■ **To do**
Your output must be the lines below from the line containing "What D3.js code" to the line containing "d3.scaleLinear().domain([-90, -160]).range([plotT, plotB]);", both lines included, reproduced exactly and without pictures.

■ **Records shown**
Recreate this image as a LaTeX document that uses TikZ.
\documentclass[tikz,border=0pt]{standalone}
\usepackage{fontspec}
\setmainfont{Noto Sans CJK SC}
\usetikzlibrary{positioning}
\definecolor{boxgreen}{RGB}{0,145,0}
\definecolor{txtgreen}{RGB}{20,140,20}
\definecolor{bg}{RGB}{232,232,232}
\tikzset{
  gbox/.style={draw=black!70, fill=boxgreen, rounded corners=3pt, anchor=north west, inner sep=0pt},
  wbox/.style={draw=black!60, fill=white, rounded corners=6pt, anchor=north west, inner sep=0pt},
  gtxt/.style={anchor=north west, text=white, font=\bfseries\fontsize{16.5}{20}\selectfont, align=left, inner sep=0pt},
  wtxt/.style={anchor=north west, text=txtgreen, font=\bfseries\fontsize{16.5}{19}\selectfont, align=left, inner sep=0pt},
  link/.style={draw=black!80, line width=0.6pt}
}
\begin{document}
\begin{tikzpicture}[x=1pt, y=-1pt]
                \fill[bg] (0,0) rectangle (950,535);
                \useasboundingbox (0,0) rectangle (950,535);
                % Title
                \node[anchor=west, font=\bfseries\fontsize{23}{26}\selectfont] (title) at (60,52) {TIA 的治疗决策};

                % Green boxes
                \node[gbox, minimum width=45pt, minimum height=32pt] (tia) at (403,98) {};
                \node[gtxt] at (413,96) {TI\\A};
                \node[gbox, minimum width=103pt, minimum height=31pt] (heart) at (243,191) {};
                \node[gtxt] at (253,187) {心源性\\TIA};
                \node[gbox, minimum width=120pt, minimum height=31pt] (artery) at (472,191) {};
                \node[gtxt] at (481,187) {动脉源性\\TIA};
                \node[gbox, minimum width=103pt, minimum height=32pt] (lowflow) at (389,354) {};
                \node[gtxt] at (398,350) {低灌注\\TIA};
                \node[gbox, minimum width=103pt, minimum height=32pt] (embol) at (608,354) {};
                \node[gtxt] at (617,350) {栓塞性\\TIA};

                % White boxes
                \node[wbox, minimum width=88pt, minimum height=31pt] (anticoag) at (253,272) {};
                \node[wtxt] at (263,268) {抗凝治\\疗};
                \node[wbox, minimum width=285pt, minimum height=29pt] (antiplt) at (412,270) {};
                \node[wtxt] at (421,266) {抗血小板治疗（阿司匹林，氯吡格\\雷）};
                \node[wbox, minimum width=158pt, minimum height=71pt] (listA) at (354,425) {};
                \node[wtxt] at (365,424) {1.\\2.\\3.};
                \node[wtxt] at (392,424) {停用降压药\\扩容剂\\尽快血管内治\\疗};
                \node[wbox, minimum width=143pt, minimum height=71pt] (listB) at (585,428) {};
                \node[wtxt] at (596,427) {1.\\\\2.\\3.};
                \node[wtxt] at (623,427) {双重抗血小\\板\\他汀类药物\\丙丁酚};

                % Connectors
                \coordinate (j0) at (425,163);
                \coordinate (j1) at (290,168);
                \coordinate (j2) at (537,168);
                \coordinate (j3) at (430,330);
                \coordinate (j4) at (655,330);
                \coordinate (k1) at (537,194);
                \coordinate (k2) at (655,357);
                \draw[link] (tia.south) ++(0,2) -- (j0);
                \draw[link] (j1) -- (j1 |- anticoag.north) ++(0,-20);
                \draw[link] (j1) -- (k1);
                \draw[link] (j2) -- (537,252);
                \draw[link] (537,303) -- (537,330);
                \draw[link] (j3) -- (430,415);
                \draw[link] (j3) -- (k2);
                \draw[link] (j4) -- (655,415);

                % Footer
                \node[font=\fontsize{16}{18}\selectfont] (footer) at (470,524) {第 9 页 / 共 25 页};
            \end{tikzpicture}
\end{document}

--

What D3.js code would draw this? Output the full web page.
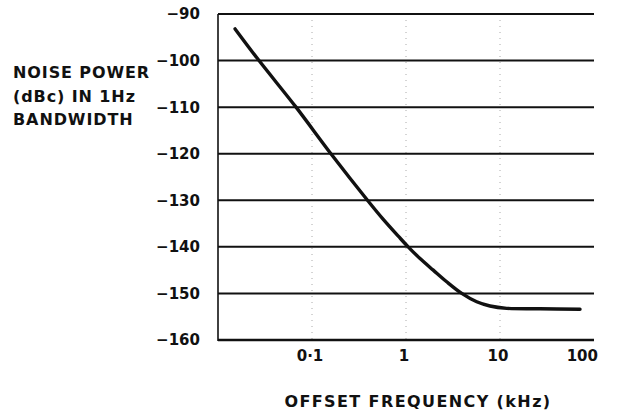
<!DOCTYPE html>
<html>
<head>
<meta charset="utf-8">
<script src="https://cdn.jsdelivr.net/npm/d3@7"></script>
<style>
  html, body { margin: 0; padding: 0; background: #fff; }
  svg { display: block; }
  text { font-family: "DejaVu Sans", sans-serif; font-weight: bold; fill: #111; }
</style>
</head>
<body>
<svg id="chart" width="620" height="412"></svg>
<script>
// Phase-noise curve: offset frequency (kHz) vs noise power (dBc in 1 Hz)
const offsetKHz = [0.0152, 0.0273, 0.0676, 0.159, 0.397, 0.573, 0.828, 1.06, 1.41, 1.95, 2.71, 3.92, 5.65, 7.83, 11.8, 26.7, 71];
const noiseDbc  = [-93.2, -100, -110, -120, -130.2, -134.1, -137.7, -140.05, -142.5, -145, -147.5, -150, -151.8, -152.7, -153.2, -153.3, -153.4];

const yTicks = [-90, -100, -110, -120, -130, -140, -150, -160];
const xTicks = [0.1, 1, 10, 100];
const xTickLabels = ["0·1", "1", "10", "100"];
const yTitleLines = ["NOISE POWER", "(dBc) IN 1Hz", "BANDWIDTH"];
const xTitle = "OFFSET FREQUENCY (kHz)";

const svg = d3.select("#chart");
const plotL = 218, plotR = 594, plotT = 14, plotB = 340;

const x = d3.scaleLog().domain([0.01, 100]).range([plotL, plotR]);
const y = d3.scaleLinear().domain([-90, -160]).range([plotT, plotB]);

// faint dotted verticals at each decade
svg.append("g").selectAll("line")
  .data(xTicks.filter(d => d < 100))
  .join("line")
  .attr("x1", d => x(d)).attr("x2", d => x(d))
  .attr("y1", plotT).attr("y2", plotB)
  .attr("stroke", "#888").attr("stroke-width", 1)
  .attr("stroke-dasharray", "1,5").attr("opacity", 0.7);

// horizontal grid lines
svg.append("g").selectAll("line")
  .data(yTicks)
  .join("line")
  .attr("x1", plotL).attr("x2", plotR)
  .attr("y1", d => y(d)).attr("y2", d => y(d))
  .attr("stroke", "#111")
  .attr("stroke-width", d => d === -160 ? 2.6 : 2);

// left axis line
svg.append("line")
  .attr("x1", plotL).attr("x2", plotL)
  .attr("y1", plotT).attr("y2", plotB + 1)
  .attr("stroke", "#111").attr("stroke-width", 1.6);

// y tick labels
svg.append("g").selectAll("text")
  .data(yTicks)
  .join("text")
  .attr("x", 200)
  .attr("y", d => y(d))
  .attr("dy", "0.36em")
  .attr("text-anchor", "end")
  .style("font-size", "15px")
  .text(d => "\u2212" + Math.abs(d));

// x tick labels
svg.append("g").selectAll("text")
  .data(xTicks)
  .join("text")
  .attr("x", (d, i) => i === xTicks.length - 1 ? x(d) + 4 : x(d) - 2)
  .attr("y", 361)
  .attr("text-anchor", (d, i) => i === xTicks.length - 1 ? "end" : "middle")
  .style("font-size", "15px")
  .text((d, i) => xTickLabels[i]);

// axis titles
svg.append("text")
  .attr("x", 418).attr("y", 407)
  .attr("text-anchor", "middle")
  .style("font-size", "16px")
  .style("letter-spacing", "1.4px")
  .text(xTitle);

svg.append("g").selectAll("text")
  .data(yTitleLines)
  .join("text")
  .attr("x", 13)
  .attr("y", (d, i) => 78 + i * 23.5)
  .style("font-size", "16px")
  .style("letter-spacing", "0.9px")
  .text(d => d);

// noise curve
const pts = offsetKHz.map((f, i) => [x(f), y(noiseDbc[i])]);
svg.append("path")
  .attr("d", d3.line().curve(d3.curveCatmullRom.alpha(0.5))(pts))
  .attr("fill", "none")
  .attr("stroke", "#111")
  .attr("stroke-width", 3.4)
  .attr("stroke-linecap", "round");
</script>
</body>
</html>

■ **Response**
What D3.js code would draw this? Output the full web page.
<!DOCTYPE html>
<html>
<head>
<meta charset="utf-8">
<script src="https://cdn.jsdelivr.net/npm/d3@7"></script>
<style>
  html, body { margin: 0; padding: 0; background: #fff; }
  svg { display: block; }
  text { font-family: "DejaVu Sans", sans-serif; font-weight: bold; fill: #111; }
</style>
</head>
<body>
<svg id="chart" width="620" height="412"></svg>
<script>
// Phase-noise curve: offset frequency (kHz) vs noise power (dBc in 1 Hz)
const offsetKHz = [0.0152, 0.0273, 0.0676, 0.159, 0.397, 0.573, 0.828, 1.06, 1.41, 1.95, 2.71, 3.92, 5.65, 7.83, 11.8, 26.7, 71];
const noiseDbc  = [-93.2, -100, -110, -120, -130.2, -134.1, -137.7, -140.05, -142.5, -145, -147.5, -150, -151.8, -152.7, -153.2, -153.3, -153.4];

const yTicks = [-90, -100, -110, -120, -130, -140, -150, -160];
const xTicks = [0.1, 1, 10, 100];
const xTickLabels = ["0·1", "1", "10", "100"];
const yTitleLines = ["NOISE POWER", "(dBc) IN 1Hz", "BANDWIDTH"];
const xTitle = "OFFSET FREQUENCY (kHz)";

const svg = d3.select("#chart");
const plotL = 218, plotR = 594, plotT = 14, plotB = 340;

const x = d3.scaleLog().domain([0.01, 100]).range([plotL, plotR]);
const y = d3.scaleLinear().domain([-90, -160]).range([plotT, plotB]);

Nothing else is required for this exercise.